IMF Concludes Article IV Consultation with Belize, Endorses Staff Appraisal
The Executive Board of the International Monetary Fund (IMF) has concluded the Article IV consultation with Belize, endorsing the staff appraisal without a formal meeting.
Economic Performance in 2023:
Belize experienced moderated economic growth and inflation in 2023. Real GDP growth slowed from 8.7% in 2022 to 4.7% in 2023, driven by sectors such as tourism, construction, retail, wholesale trade, transport, and business process outsourcing. Inflation decreased from 6.3% in 2022 to 4.4% in 2023, largely due to lower transport and utility prices, despite rising food costs. The fiscal position remained robust, but debt dynamics became more challenging. The overall fiscal deficit widened, influenced by a reduced primary surplus and increased interest payments on external debt. Public debt slightly declined from 67% of GDP in 2022 to 66% in 2023 following the acquisition of the Port of Belize and the settlement of foreign investor litigations.
Future Economic Outlook:
Real GDP growth and inflation are expected to further moderate. Growth is projected at 3.4% in 2024 and 2.5% from 2025 onwards, with inflation anticipated to drop to 1.3% in the medium term, aligning with declining commodity prices and global inflation. The primary balance is expected to remain at 1.2% of GDP from FY2024, with public debt projected to decline slowly but remain above 50% of GDP through 2034 due to slower nominal GDP growth and high global interest rates. Key risks include higher global food and fuel prices, prolonged high global interest rates, and climate-related disasters.

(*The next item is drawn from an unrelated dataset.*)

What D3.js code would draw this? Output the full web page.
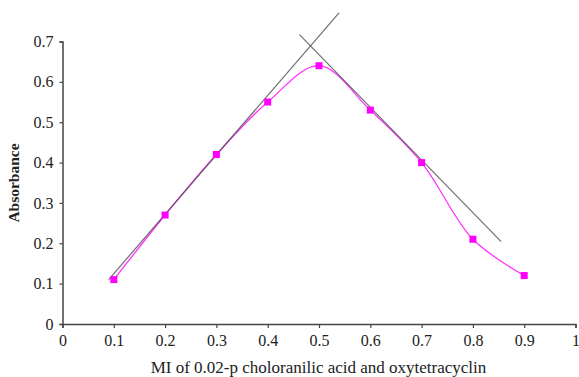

Executive Board Assessment:
Belize’s key policy priorities involve reducing public debt to 50% of GDP by FY2030 by raising the primary fiscal balance to 2.0% of GDP from FY2025 onwards. This entails increasing priority spending on infrastructure, targeted social programs, and crime prevention, financed through additional revenues and expenditure reprioritization. Structural reforms aimed at boosting inclusive and resilient growth and vigilant financial stability measures are also crucial.
Achieving a 50% public debt-to-GDP ratio by 2030 would ensure debt sustainability and fiscal buffers. This target, aligned with investment-grade emerging market economies, would likely maintain debt below the 70% GDP target in the 2021 Medium-term Recovery Plan. Attaining this goal requires fiscal consolidation to raise the primary balance to 2% of GDP from FY2025, supported by a medium-term fiscal strategy and a potential Fiscal Responsibility Law with robust fiscal rules.
Revenue and expenditure measures can enhance the primary surplus and fund essential spending. Broadening the GST base, increasing excise taxes, rebalancing manufacturing taxes, and improving revenue administration can boost revenue by 2.2% of GDP. Reforming the PPPO could reduce government spending by 0.1% of GDP. Savings would support a higher primary surplus (0.8% of GDP) and expand priority spending (1.5% of GDP), fostering medium-term growth and resilience. Priority spending includes infrastructure improvements, renewable energy investments, childcare and training subsidies for vulnerable women, targeted transfers for food security, and climate-resilient infrastructure.
Improving the business climate and developing a disaster resilience strategy (DRS) are essential for medium-term growth. Enhancing access to affordable credit for SMEs, digitalizing land and business registries, and improving government services are key priorities. A comprehensive DRS would support funding for climate mitigation and adaptation, reducing output volatility.
Increasing international reserves would strengthen the currency peg. Belize’s external position is strong, yet international reserves remain below the ARA metric. Fiscal consolidation and structural reforms to increase reserves would fortify the currency peg, especially with rising external financing needs projected when blue loan repayments begin in 2032.
Limiting central bank financing of the government, preserving financial stability, and strengthening the AML/CFT framework are critical. Reducing central bank financing gradually would decrease excess liquidity and support local capital market development. The central bank should monitor financial stability risks, enhance supervision of vulnerable institutions, and enforce the AML/CFT framework, particularly in the IFS.